9Elle est la seule femme auteure ayant produit une œuvre aussi importante en créole martiniquais. Parmi ses nombreuses œuvres, écrites toujours dans les deux langues : français et créole, les plus récentes sont Un bonheur à crédit / An bonnè asou karné crédi (2018) et Larmes amères / Sé dlozié anmè a (décembre 2020).

10C’est un véritable délice de voir comment cette auteure fait revivre la Martinique d’antan et nous permet par exemple de découvrir les attitudes et les réparties de spectateurs, aussi vivants que les films ou les pièces de théâtre qu’ils regardent. Térèz Léotin décrit avec justesse la vie des petites gens, au quotidien, avec leurs qualités, leurs défauts et leurs forces ; autant d’éléments qui font qu’on les admire tant et que leurs faiblesses nous touchent.

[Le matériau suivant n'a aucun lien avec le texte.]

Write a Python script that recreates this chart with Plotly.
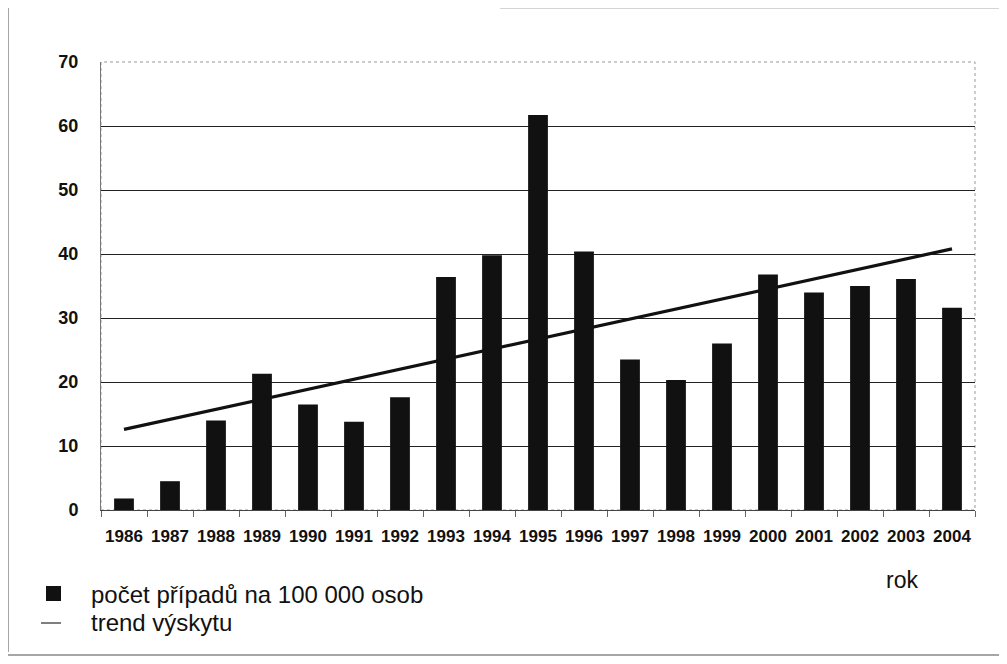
import plotly.graph_objects as go

years = ["1986", "1987", "1988", "1989", "1990", "1991", "1992", "1993", "1994", "1995",
         "1996", "1997", "1998", "1999", "2000", "2001", "2002", "2003", "2004"]
cases = [1.8, 4.5, 14.0, 21.3, 16.5, 13.8, 17.6, 36.4, 39.8, 61.7,
         40.4, 23.5, 20.3, 26.0, 36.8, 34.0, 35.0, 36.1, 31.6]
trend_years = ["1986", "2004"]
trend_values = [12.6, 40.8]
y_ticks = [0, 10, 20, 30, 40, 50, 60, 70]
bar_label = "počet případů na 100 000 osob"
trend_label = "trend výskytu"

OFF = 8  # page body margin in the browser
L, T, W, H = 101 - OFF, 62 - OFF, 874, 448  # plot area in figure pixels


def px(x):  # screen pixel -> paper x
    return (x - OFF - L) / W


def py(y):  # screen pixel -> paper y
    return (T + H - (y - OFF)) / H


fig = go.Figure()
fig.add_trace(go.Bar(x=years, y=cases, name=bar_label,
                     marker=dict(color="#111111", line=dict(width=0)), width=0.43))
fig.add_trace(go.Scatter(x=trend_years, y=trend_values, mode="lines", name=trend_label,
                         line=dict(color="#111111", width=3.2)))

narrow = "Liberation Sans Narrow, Liberation Sans, Arial, sans-serif"
fig.update_layout(
    width=1007, height=664,
    margin=dict(l=L, r=1007 - L - W, t=T, b=664 - T - H, autoexpand=False),
    paper_bgcolor="white", plot_bgcolor="white",
    font=dict(family="Liberation Sans, Arial, sans-serif", color="#111111"),
    showlegend=False,
    xaxis=dict(type="category", tickson="boundaries", ticks="outside", ticklen=6, tickcolor="#666",
               showline=True, linecolor="#444", linewidth=1.2, showgrid=False, tickangle=0,
               tickfont=dict(size=17, family=narrow, weight="bold"),
               ticklabelstandoff=10, automargin=False),
    yaxis=dict(range=[0, 70], tickvals=y_ticks, showgrid=True, gridcolor="#222", gridwidth=1.4,
               showline=True, linecolor="#777", linewidth=1, ticks="", zeroline=False,
               tickfont=dict(size=18, weight="bold"),
               ticklabelstandoff=18, automargin=False),
)
# plot-area frame (top and right, dotted grey)
fig.add_shape(type="rect", xref="paper", yref="paper", x0=0, y0=0, x1=1, y1=1,
              line=dict(color="#999", width=1, dash="dot"), layer="below")
# scanned page border
fig.add_shape(type="line", xref="paper", yref="paper", x0=px(8), x1=px(8), y0=py(652), y1=py(0),
              line=dict(color="#888", width=1.5))
fig.add_shape(type="line", xref="paper", yref="paper", x0=px(8), x1=px(1003), y0=py(655), y1=py(655),
              line=dict(color="#888", width=1.5))
fig.add_shape(type="line", xref="paper", yref="paper", x0=px(500), x1=px(1003), y0=py(8), y1=py(8),
              line=dict(color="#aaa", width=1))

# legend drawn manually
fig.add_shape(type="rect", xref="paper", yref="paper", x0=px(46), x1=px(61), y0=py(601), y1=py(586),
              fillcolor="#111111", line=dict(width=0))
fig.add_shape(type="line", xref="paper", yref="paper", x0=px(41), x1=px(61), y0=py(623), y1=py(623),
              line=dict(color="#555", width=1.5))
fig.add_annotation(text=bar_label, xref="paper", yref="paper", x=px(89), y=py(594), showarrow=False,
                   xanchor="left", yanchor="middle", font=dict(size=24))
fig.add_annotation(text=trend_label, xref="paper", yref="paper", x=px(89), y=py(622), showarrow=False,
                   xanchor="left", yanchor="middle", font=dict(size=24))

fig.add_annotation(text="rok", xref="paper", yref="paper", x=px(902), y=py(580), showarrow=False,
                   font=dict(size=23), xanchor="center", yanchor="middle")

fig.write_html("out.html")
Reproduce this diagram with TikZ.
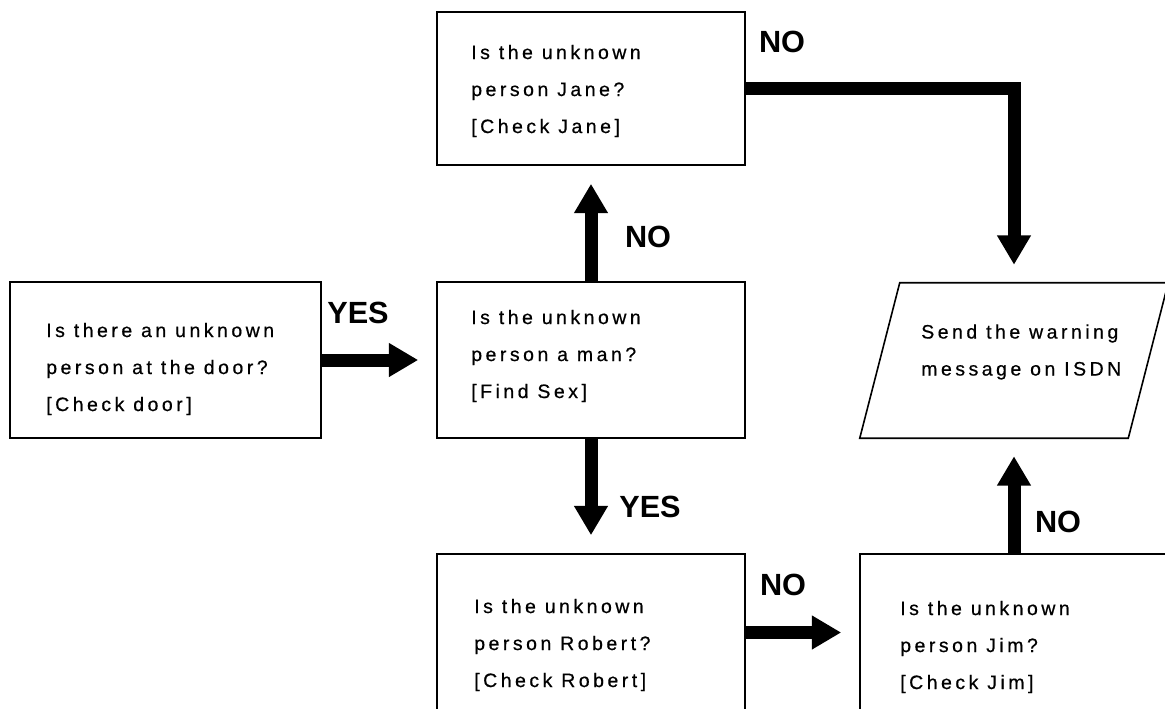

11Larmes amères / Sé dlo zié anmè a est, indiscutablement, un roman qui propose des heures de bonheur et d’émotion en ces temps de crise sanitaire et de confinement où ce retour sur l’humanité des plus humbles est un appel à une saine réflexion sur nos héritages en général et, plus particulièrement, sur les conditions de vie aux Antilles, loin des stéréotypes exotiques.